* DIRECTION
Where a line contains the string "document", copy that line.
-----
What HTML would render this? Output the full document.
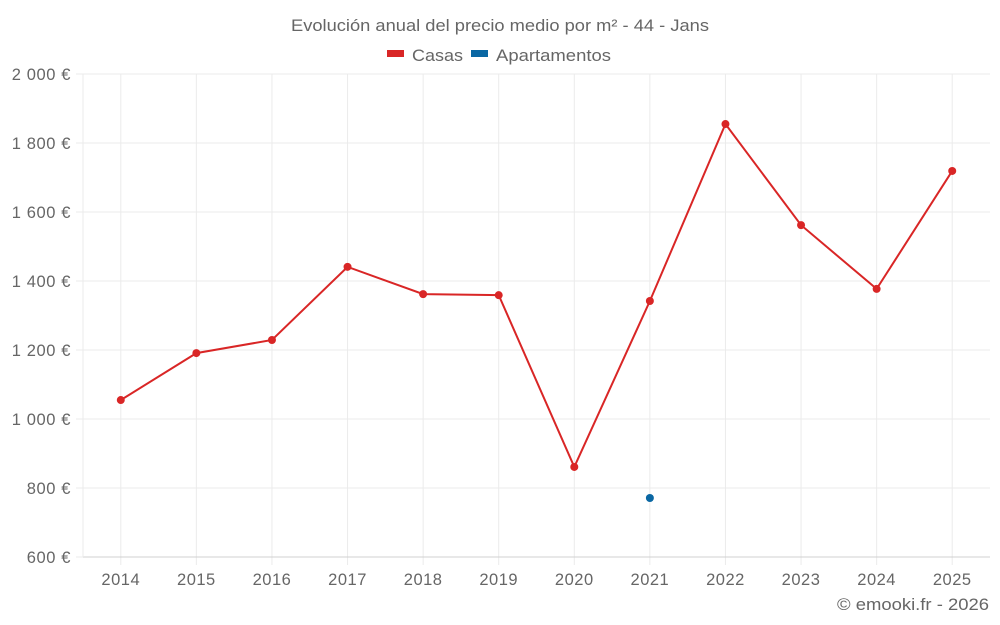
<!DOCTYPE html>
<html><head><meta charset="utf-8"><style>
body{margin:0;background:#fff;}
svg{display:block;font-family:"Liberation Sans",sans-serif;}
</style></head><body>
<svg id="chart" width="1000" height="625" viewBox="0 0 1000 625" xmlns="http://www.w3.org/2000/svg">
<text x="291" y="31" textLength="418" lengthAdjust="spacingAndGlyphs" font-size="17" fill="#666">Evolución anual del precio medio por m² - 44 - Jans</text>
<g><rect x="387" y="50" width="17" height="7" fill="#d92626"/><text x="412" y="61" textLength="51" lengthAdjust="spacingAndGlyphs" font-size="17" fill="#666">Casas</text></g>
<g><rect x="471" y="50" width="17" height="7" fill="#0a67a3"/><text x="496" y="61" textLength="115" lengthAdjust="spacingAndGlyphs" font-size="17" fill="#666">Apartamentos</text></g>
<g id="grid"></g><g id="axes"></g><g id="marks"></g>
<text x="837" y="610" textLength="152" lengthAdjust="spacingAndGlyphs" font-size="17" fill="#666">© emooki.fr - 2026</text>
</svg>
<script>
const categories=['2014','2015','2016','2017','2018','2019','2020','2021','2022','2023','2024','2025'];
const casas=[1055,1191,1229,1441,1362,1359,861,1342,1855,1562,1377,1719];
const apartamentos=[null,null,null,null,null,null,null,771,null,null,null,null];
const yTicks=[600,800,1000,1200,1400,1600,1800,2000];
const yTickLabels=['600 €','800 €','1 000 €','1 200 €','1 400 €','1 600 €','1 800 €','2 000 €'];
const L=83,R=990,T=74,B=557,NS='http://www.w3.org/2000/svg';
const x=i=>L+(i+0.5)*(R-L)/categories.length;
const y=v=>B-(v-600)/(2000-600)*(B-T);
function mk(tag,a,parent){const e=document.createElementNS(NS,tag);for(const k in a)e.setAttribute(k,a[k]);document.getElementById(parent).appendChild(e);return e;}
yTicks.forEach((t,i)=>{
 const g=mk('line',{x1:76,x2:R,y1:y(t),y2:y(t),stroke:'#ebebeb'},'grid');
 
 
 const l=mk('text',{x:71,y:y(t)+6,'text-anchor':'end','font-size':16.5,fill:'#666','letter-spacing':'0.6'},'axes');l.textContent=yTickLabels[i];
 
 
});
categories.forEach((c,i)=>{
 const g=mk('line',{x1:x(i),x2:x(i),y1:T,y2:565,stroke:'#ebebeb'},'grid');
 
 
 const l=mk('text',{x:x(i),y:585,'text-anchor':'middle','font-size':16.5,fill:'#666','letter-spacing':'0.5'},'axes');l.textContent=c;
 
 
});
const ax=mk('line',{x1:L,x2:R,y1:B,y2:B,stroke:'#d0d0d0'},'axes');


const ay=mk('line',{x1:L,x2:L,y1:T,y2:B,stroke:'#ebebeb'},'axes');


const pts=casas.map((v,i)=>x(i)+','+y(v)).join(' ');
const pl=mk('polyline',{points:pts,fill:'none',stroke:'#d92626','stroke-width':2},'marks');


casas.forEach((v,i)=>{const c=mk('circle',{cx:x(i),cy:y(v),r:4,fill:'#d92626'},'marks');
 
 });
apartamentos.forEach((v,i)=>{if(v==null)return;const c=mk('circle',{cx:x(i),cy:y(v),r:4,fill:'#0a67a3'},'marks');
 
 });
</script>
</body></html>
-----
* FINAL ANSWER
What HTML would render this? Output the full document.
function mk(tag,a,parent){const e=document.createElementNS(NS,tag);for(const k in a)e.setAttribute(k,a[k]);document.getElementById(parent).appendChild(e);return e;}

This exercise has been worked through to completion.